◆ Short task
Print out every line, exactly as written.

◆ Collected data
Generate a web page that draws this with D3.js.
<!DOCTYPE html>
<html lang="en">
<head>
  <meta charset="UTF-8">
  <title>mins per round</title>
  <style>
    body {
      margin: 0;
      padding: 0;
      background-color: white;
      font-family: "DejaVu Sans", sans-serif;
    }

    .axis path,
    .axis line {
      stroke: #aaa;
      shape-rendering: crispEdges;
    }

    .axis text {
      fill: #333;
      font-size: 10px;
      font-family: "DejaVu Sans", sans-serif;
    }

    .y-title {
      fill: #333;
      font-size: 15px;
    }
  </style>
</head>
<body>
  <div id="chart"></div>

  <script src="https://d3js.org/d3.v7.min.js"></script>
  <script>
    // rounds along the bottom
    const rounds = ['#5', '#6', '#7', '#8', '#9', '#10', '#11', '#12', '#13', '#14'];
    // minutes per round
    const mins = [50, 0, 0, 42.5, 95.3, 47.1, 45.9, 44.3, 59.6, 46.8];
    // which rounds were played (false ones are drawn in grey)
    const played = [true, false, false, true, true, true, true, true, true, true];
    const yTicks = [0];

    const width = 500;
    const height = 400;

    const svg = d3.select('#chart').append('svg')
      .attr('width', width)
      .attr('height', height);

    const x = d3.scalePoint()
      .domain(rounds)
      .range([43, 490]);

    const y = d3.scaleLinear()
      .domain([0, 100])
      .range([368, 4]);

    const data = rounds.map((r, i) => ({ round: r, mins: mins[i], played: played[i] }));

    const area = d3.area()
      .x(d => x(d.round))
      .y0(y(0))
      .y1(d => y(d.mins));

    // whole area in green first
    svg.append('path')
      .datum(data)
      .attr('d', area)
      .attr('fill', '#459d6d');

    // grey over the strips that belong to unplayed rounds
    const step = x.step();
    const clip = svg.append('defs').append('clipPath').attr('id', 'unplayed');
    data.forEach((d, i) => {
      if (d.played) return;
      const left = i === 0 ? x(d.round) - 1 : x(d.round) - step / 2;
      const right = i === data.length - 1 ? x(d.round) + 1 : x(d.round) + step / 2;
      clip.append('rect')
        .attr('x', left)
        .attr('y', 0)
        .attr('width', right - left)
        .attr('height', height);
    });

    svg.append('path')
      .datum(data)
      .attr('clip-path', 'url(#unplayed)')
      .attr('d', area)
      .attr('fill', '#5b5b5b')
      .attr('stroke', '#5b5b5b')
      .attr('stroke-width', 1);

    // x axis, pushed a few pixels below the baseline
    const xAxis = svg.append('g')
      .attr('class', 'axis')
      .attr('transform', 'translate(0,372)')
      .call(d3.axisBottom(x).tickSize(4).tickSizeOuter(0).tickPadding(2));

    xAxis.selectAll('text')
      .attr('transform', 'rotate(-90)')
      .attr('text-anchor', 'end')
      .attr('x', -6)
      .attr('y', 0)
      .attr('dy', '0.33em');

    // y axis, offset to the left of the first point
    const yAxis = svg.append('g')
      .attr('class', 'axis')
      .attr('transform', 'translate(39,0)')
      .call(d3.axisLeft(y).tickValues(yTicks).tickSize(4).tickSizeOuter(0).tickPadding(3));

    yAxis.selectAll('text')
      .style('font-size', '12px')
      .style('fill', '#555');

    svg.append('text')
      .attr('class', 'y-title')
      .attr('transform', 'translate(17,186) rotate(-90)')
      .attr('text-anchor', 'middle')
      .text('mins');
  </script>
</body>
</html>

◆ Solution for this task
Generate a web page that draws this with D3.js.
<!DOCTYPE html>
<html lang="en">
<head>
  <meta charset="UTF-8">
  <title>mins per round</title>
  <style>
    body {
      margin: 0;
      padding: 0;
      background-color: white;
      font-family: "DejaVu Sans", sans-serif;
    }

    .axis path,
    .axis line {
      stroke: #aaa;
      shape-rendering: crispEdges;
    }

    .axis text {
      fill: #333;
      font-size: 10px;
      font-family: "DejaVu Sans", sans-serif;
    }

    .y-title {
      fill: #333;
      font-size: 15px;
    }
  </style>
</head>
<body>
  <div id="chart"></div>

  <script src="https://d3js.org/d3.v7.min.js"></script>
  <script>
    // rounds along the bottom
    const rounds = ['#5', '#6', '#7', '#8', '#9', '#10', '#11', '#12', '#13', '#14'];
    // minutes per round
    const mins = [50, 0, 0, 42.5, 95.3, 47.1, 45.9, 44.3, 59.6, 46.8];
    // which rounds were played (false ones are drawn in grey)
    const played = [true, false, false, true, true, true, true, true, true, true];
    const yTicks = [0];

    const width = 500;
    const height = 400;

    const svg = d3.select('#chart').append('svg')
      .attr('width', width)
      .attr('height', height);

    const x = d3.scalePoint()
      .domain(rounds)
      .range([43, 490]);

    const y = d3.scaleLinear()
      .domain([0, 100])
      .range([368, 4]);

    const data = rounds.map((r, i) => ({ round: r, mins: mins[i], played: played[i] }));

    const area = d3.area()
      .x(d => x(d.round))
      .y0(y(0))
      .y1(d => y(d.mins));

    // whole area in green first
    svg.append('path')
      .datum(data)
      .attr('d', area)
      .attr('fill', '#459d6d');

    // grey over the strips that belong to unplayed rounds
    const step = x.step();
    const clip = svg.append('defs').append('clipPath').attr('id', 'unplayed');
    data.forEach((d, i) => {
      if (d.played) return;
      const left = i === 0 ? x(d.round) - 1 : x(d.round) - step / 2;
      const right = i === data.length - 1 ? x(d.round) + 1 : x(d.round) + step / 2;
      clip.append('rect')
        .attr('x', left)
        .attr('y', 0)
        .attr('width', right - left)
        .attr('height', height);
    });

    svg.append('path')
      .datum(data)
      .attr('clip-path', 'url(#unplayed)')
      .attr('d', area)
      .attr('fill', '#5b5b5b')
      .attr('stroke', '#5b5b5b')
      .attr('stroke-width', 1);

    // x axis, pushed a few pixels below the baseline
    const xAxis = svg.append('g')
      .attr('class', 'axis')
      .attr('transform', 'translate(0,372)')
      .call(d3.axisBottom(x).tickSize(4).tickSizeOuter(0).tickPadding(2));

    xAxis.selectAll('text')
      .attr('transform', 'rotate(-90)')
      .attr('text-anchor', 'end')
      .attr('x', -6)
      .attr('y', 0)
      .attr('dy', '0.33em');

    // y axis, offset to the left of the first point
    const yAxis = svg.append('g')
      .attr('class', 'axis')
      .attr('transform', 'translate(39,0)')
      .call(d3.axisLeft(y).tickValues(yTicks).tickSize(4).tickSizeOuter(0).tickPadding(3));

    yAxis.selectAll('text')
      .style('font-size', '12px')
      .style('fill', '#555');

    svg.append('text')
      .attr('class', 'y-title')
      .attr('transform', 'translate(17,186) rotate(-90)')
      .attr('text-anchor', 'middle')
      .text('mins');
  </script>
</body>
</html>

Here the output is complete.